* Begin *

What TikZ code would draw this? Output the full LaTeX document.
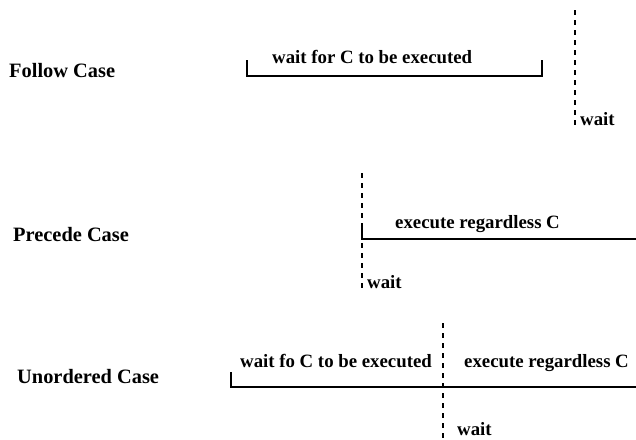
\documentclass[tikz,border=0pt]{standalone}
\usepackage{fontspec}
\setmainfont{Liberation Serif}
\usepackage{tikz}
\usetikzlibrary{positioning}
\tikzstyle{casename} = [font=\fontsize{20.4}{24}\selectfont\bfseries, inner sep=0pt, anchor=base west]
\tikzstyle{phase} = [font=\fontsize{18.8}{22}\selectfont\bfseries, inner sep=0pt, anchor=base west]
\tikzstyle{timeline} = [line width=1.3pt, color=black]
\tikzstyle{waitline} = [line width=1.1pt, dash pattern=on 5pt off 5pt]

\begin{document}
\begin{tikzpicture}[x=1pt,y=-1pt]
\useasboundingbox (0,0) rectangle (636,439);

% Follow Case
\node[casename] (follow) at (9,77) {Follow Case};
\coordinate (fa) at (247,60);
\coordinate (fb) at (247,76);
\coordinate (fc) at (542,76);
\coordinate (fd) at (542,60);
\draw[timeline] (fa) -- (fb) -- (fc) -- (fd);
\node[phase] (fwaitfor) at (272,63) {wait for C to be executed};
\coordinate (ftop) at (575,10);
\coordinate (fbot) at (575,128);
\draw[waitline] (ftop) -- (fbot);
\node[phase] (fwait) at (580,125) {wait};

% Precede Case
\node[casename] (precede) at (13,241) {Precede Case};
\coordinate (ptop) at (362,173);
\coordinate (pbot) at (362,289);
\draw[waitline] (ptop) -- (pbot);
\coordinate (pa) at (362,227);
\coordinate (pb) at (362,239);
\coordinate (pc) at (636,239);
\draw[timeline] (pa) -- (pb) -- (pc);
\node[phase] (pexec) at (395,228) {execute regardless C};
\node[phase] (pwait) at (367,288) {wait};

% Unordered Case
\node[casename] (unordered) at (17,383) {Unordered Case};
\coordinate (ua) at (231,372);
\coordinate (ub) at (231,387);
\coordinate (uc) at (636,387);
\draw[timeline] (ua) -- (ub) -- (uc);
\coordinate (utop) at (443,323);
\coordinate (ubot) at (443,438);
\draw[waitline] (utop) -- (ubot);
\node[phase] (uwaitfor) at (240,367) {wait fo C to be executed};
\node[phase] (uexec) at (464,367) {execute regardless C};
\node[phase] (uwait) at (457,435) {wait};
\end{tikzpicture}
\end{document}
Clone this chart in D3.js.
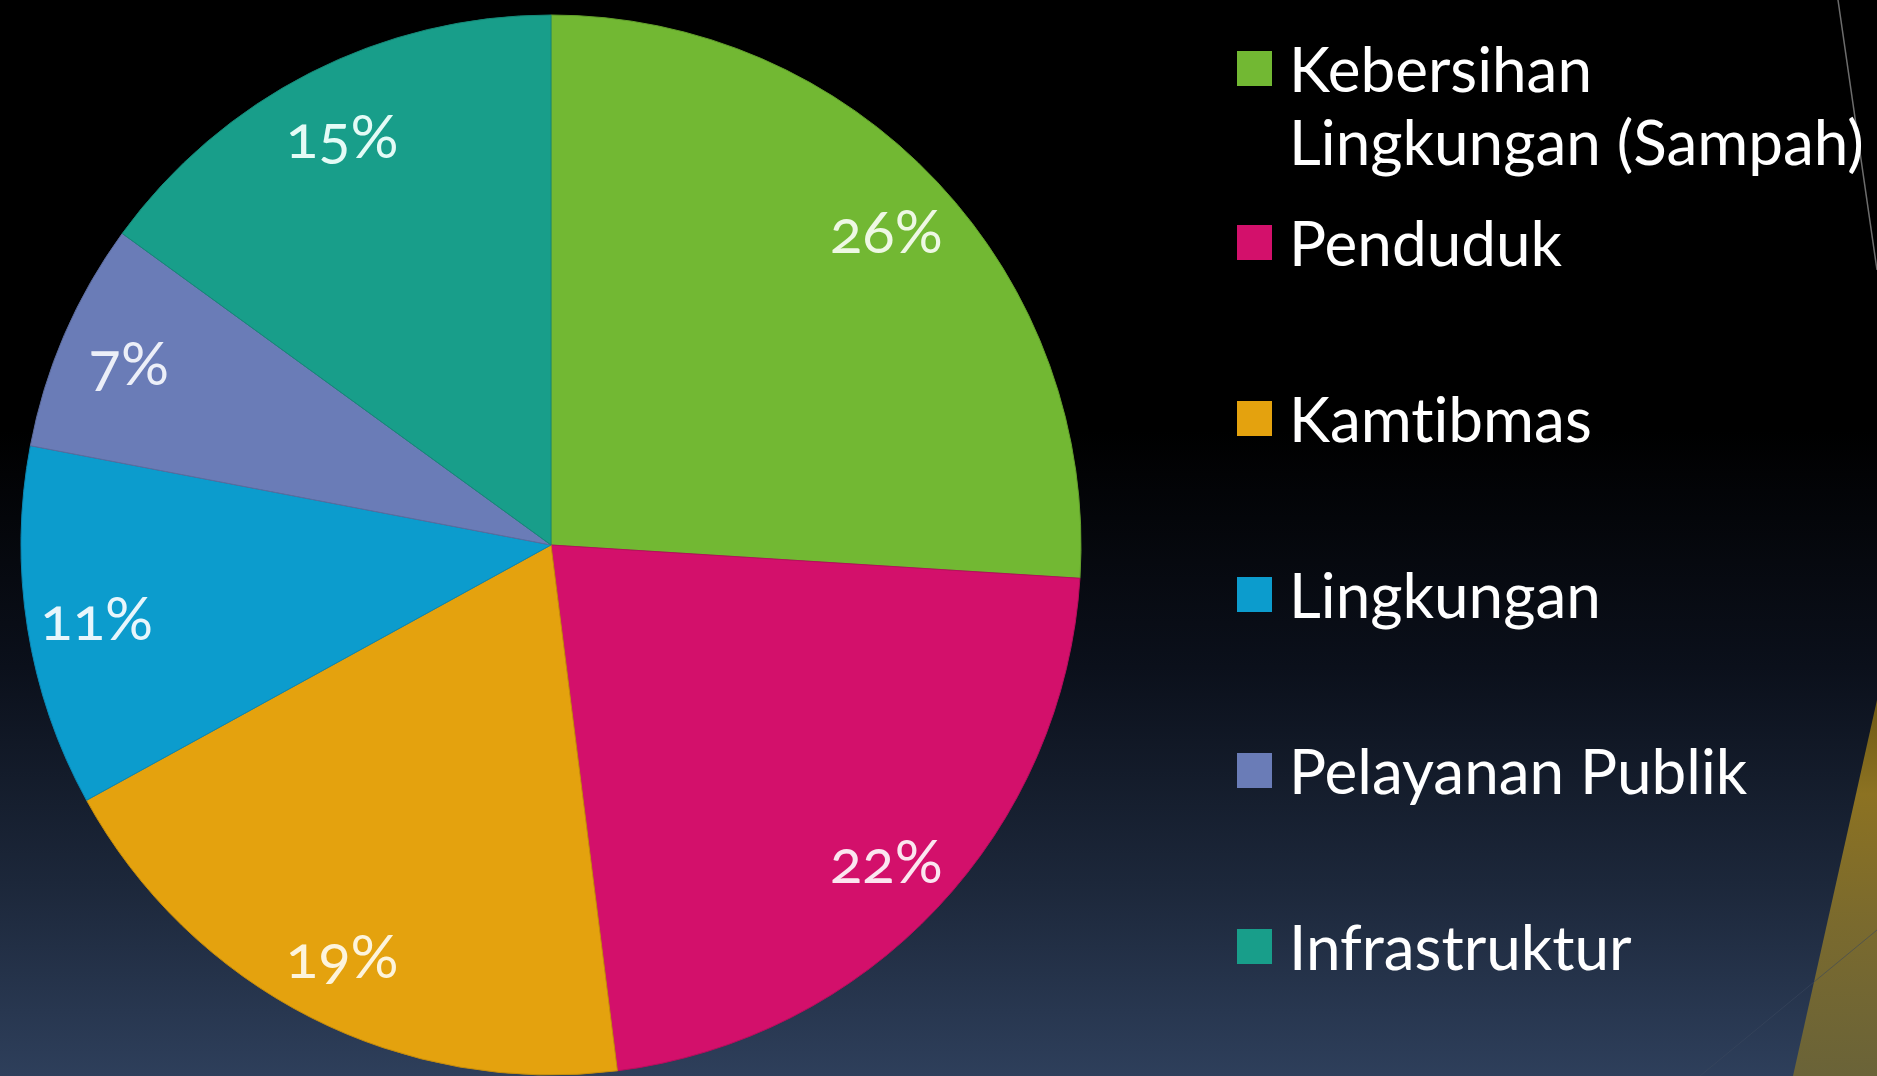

* End *

- Problem statement -
With the pictures left out, restate word for word every line of the data above, from the first down to the line that contains "(fwait) at (580,125)".

- Result -
What TikZ code would draw this? Output the full LaTeX document.
\documentclass[tikz,border=0pt]{standalone}
\usepackage{fontspec}
\setmainfont{Liberation Serif}
\usepackage{tikz}
\usetikzlibrary{positioning}
\tikzstyle{casename} = [font=\fontsize{20.4}{24}\selectfont\bfseries, inner sep=0pt, anchor=base west]
\tikzstyle{phase} = [font=\fontsize{18.8}{22}\selectfont\bfseries, inner sep=0pt, anchor=base west]
\tikzstyle{timeline} = [line width=1.3pt, color=black]
\tikzstyle{waitline} = [line width=1.1pt, dash pattern=on 5pt off 5pt]

\begin{document}
\begin{tikzpicture}[x=1pt,y=-1pt]
\useasboundingbox (0,0) rectangle (636,439);

% Follow Case
\node[casename] (follow) at (9,77) {Follow Case};
\coordinate (fa) at (247,60);
\coordinate (fb) at (247,76);
\coordinate (fc) at (542,76);
\coordinate (fd) at (542,60);
\draw[timeline] (fa) -- (fb) -- (fc) -- (fd);
\node[phase] (fwaitfor) at (272,63) {wait for C to be executed};
\coordinate (ftop) at (575,10);
\coordinate (fbot) at (575,128);
\draw[waitline] (ftop) -- (fbot);
\node[phase] (fwait) at (580,125) {wait};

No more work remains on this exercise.